25 novembre [1840], mercredi soir, 4 h. ¾
Je t’envoie mon âme, mon Toto, garde-là bien afin qu’elle ne souffre ni de l’indifférence, ni de l’absence, ni de l’oubli. Je pense à toi toujours, mon adoré, et je t’aime plus que jamais. J’ai dans ce moment-ci à la maison un ouvrier de Jourdain qui pose une bande de toile sur le tapis de la salle à manger. Il ne m’a pas envoyé la peau de chevreuil [1], ce stupide Jourdain, mais il m’a fait dire que ce serait toujours pour cette semaine. Je voudrais bien savoir où vous alliez tantôt en sortant de chez moi ? Il me semble qu’ordinairement vous allez tout de suite chez vous savoir ce qui s’est passé pendant votre absence, ce qui est tout simple. Aujourd’hui vous n’avez pas fait la même chose, je voudrais savoir pourquoi. Le travail est une selle à tous chevaux que vous enfourchez sans sourciller à propos de tout même pour aller en visite chez Thiers, ou pour dîner chez Villemain. Il n’y a rien de plus commode que ce dada-là mais je voudrais que vous en changeassiez de temps en temps.

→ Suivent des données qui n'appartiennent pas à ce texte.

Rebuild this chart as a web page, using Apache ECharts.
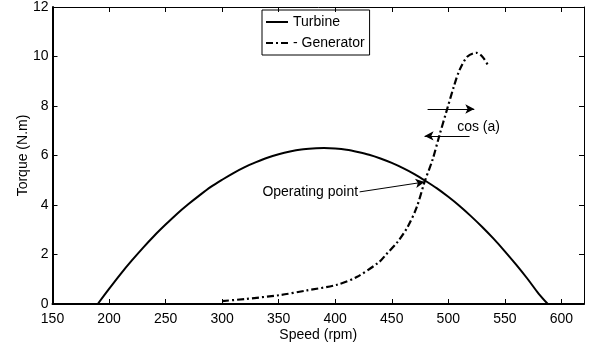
<!DOCTYPE html>
<html>
<head>
<meta charset="utf-8">
<script src="https://cdn.jsdelivr.net/npm/echarts@6/dist/echarts.min.js"></script>
<style>html,body{margin:0;padding:0;background:#fff}#c{width:592px;height:345px}</style>
</head>
<body>
<div id="c"></div>
<script>
// Speed (rpm) and torque (N.m)
const turbineSpeed = [190,200,210,220,230,240,250,260,270,280,290,300,310,320,330,340,350,360,370,380,390,400,410,420,430,440,450,460,470,480,490,500,510,520,530,540,550,560,570,580,588];
const turbineTorque = [0,0.61,1.20,1.75,2.27,2.76,3.21,3.64,4.03,4.39,4.73,5.02,5.29,5.53,5.73,5.91,6.05,6.16,6.24,6.28,6.30,6.28,6.23,6.14,6.03,5.88,5.70,5.49,5.25,4.97,4.67,4.33,3.96,3.55,3.11,2.64,2.13,1.59,1.02,0.41,0];
const generatorSpeed = [300,320,351,375,401,419,439,445,455,464,472,479,486,492,499,505,510,517,525,530,535];
const generatorTorque = [0.12,0.2,0.36,0.55,0.77,1.09,1.7,2.0,2.5,3.11,3.9,4.93,5.82,6.79,7.88,8.8,9.46,10.0,10.15,10.0,9.66];
const seriesNames = ['Turbine', '- Generator'];
const xTicks = {min:150, max:620, step:50};
const yTicks = {min:0, max:12, step:2};
// annotations (data coordinates)
const arrowRight = [[481.7,7.88],[523,7.88]];
const arrowLeft = [[518.8,6.79],[479,6.79]];
const opArrow = [[421.6,4.53],[479,4.93]];
const cosLabel = {text:'cos (a)', at:[507.4,7.16]};
const opLabel = {text:'Operating point', at:[421.6,4.53]};

const zip = (a,b) => a.map((v,i)=>[v,b[i]]);
const FONT = 'Liberation Sans, Arial, Helvetica, sans-serif';
const FS = 14;
const chart = echarts.init(document.getElementById('c'), null, {renderer:'canvas'});

function axisBase(extra){
  return Object.assign({
    type:'value',
    splitLine:{show:false},
    nameMoveOverlap:false,
    axisTick:{show:true, inside:true, length:5, lineStyle:{color:'#000', width:1}},
    nameTextStyle:{color:'#000', fontSize:FS, fontFamily:FONT}
  }, extra);
}

chart.setOption({
  animation:false,
  backgroundColor:'#fff',
  grid:{left:52.5, right:8, top:7, bottom:41, containLabel:false, outerBoundsMode:'none'},
  legend:{
    data:[
      {name:seriesNames[0], icon:'path://M0,0H22V2H0Z'},
      {name:seriesNames[1], icon:'path://M0,0H7V2H0ZM10,0H12V2H10ZM15,0H22V2H15Z'}
    ],
    orient:'vertical', left:262, top:10,
    borderColor:'#000', borderWidth:1, borderRadius:0,
    padding:[5,5,5,4], itemGap:7, itemWidth:22, itemHeight:2,
    itemStyle:{color:'#000', borderWidth:0},
    textStyle:{color:'#000', fontSize:FS, fontFamily:FONT},
    selectedMode:false
  },
  xAxis:[
    axisBase({min:xTicks.min, max:xTicks.max, interval:xTicks.step, position:'bottom',
      name:'Speed (rpm)', nameLocation:'middle', nameGap:24,
      axisLine:{show:true, onZero:false, lineStyle:{color:'#000', width:2}},
      axisLabel:{color:'#000', fontSize:FS, fontFamily:FONT, margin:8, showMaxLabel:false}}),
    axisBase({min:xTicks.min, max:xTicks.max, interval:xTicks.step, position:'top',
      axisLine:{show:true, onZero:false, lineStyle:{color:'#000', width:1}},
      axisLabel:{show:false}})
  ],
  yAxis:[
    axisBase({min:yTicks.min, max:yTicks.max, interval:yTicks.step, position:'left',
      name:'Torque (N.m)', nameLocation:'middle', nameGap:22,
      axisLine:{show:true, onZero:false, lineStyle:{color:'#000', width:2}},
      axisLabel:{color:'#000', fontSize:FS, fontFamily:FONT, margin:4}}),
    axisBase({min:yTicks.min, max:yTicks.max, interval:yTicks.step, position:'right',
      axisLine:{show:true, onZero:false, lineStyle:{color:'#000', width:1}},
      axisLabel:{show:false}})
  ],
  series:[
    {
      name:seriesNames[0], type:'line', data:zip(turbineSpeed, turbineTorque),
      symbol:'none', smooth:0.3, lineStyle:{color:'#000', width:2, type:'solid'},
      itemStyle:{color:'#000'}, silent:true
    },
    {
      name:seriesNames[1], type:'line', data:zip(generatorSpeed, generatorTorque),
      symbol:'none', smooth:0.3, lineStyle:{color:'#000', width:2.2, type:[7,3,2,3]},
      itemStyle:{color:'#000'}, silent:true
    },
    {
      name:'annot', type:'line', data:[], silent:true,
      markLine:{
        silent:true, symbol:['none','arrow'], symbolSize:[7,9],
        lineStyle:{color:'#000', width:1, type:'solid'},
        label:{show:false},
        data:[arrowRight, arrowLeft, opArrow].map(a=>[{coord:a[0]},{coord:a[1]}])
      },
      markPoint:{
        silent:true, symbol:'circle', symbolSize:1,
        itemStyle:{color:'rgba(0,0,0,0)'},
        data:[
          {coord:cosLabel.at, label:{show:true, position:'right', distance:0, formatter:cosLabel.text, color:'#000', fontSize:FS, fontFamily:FONT}},
          {coord:opLabel.at, label:{show:true, position:'left', distance:1, formatter:opLabel.text, color:'#000', fontSize:FS, fontFamily:FONT}}
        ]
      }
    }
  ]
});
</script>
</body>
</html>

Jour Toto. Il fait un temps des dieux aujourd’hui, ce serait bien le cas de sortir. Cependant je dois avouer que je ne me suis pas encore précautionnée d’une paire de gants et à moins d’adopter le genre [GUYON ?] il me serait impossible de mettre un pied dans la rue à cause de mes mains. Un de ces jours, si tu veux, nous irons à la pension de Claire, ce sera un but de promenade pour nous et en même temps une chose utile pour l’enfant et pour ses maîtresses. N’est-ce pas mon petit Toto, nous ferons cela très prochainement ? Baise-moi en attendant tu es mon cher petit homme bien-aimé. Quand donc me donnerez-vous à COPIRE ? Je trouve que vous tardez beaucoup trop à me donner de la besogne. Et je trouve aussi que vous ne pensez pas assez à me rapporter mon livre de poste, mon portefeuille et mon album. Tâchez de vous dépêchez un peu.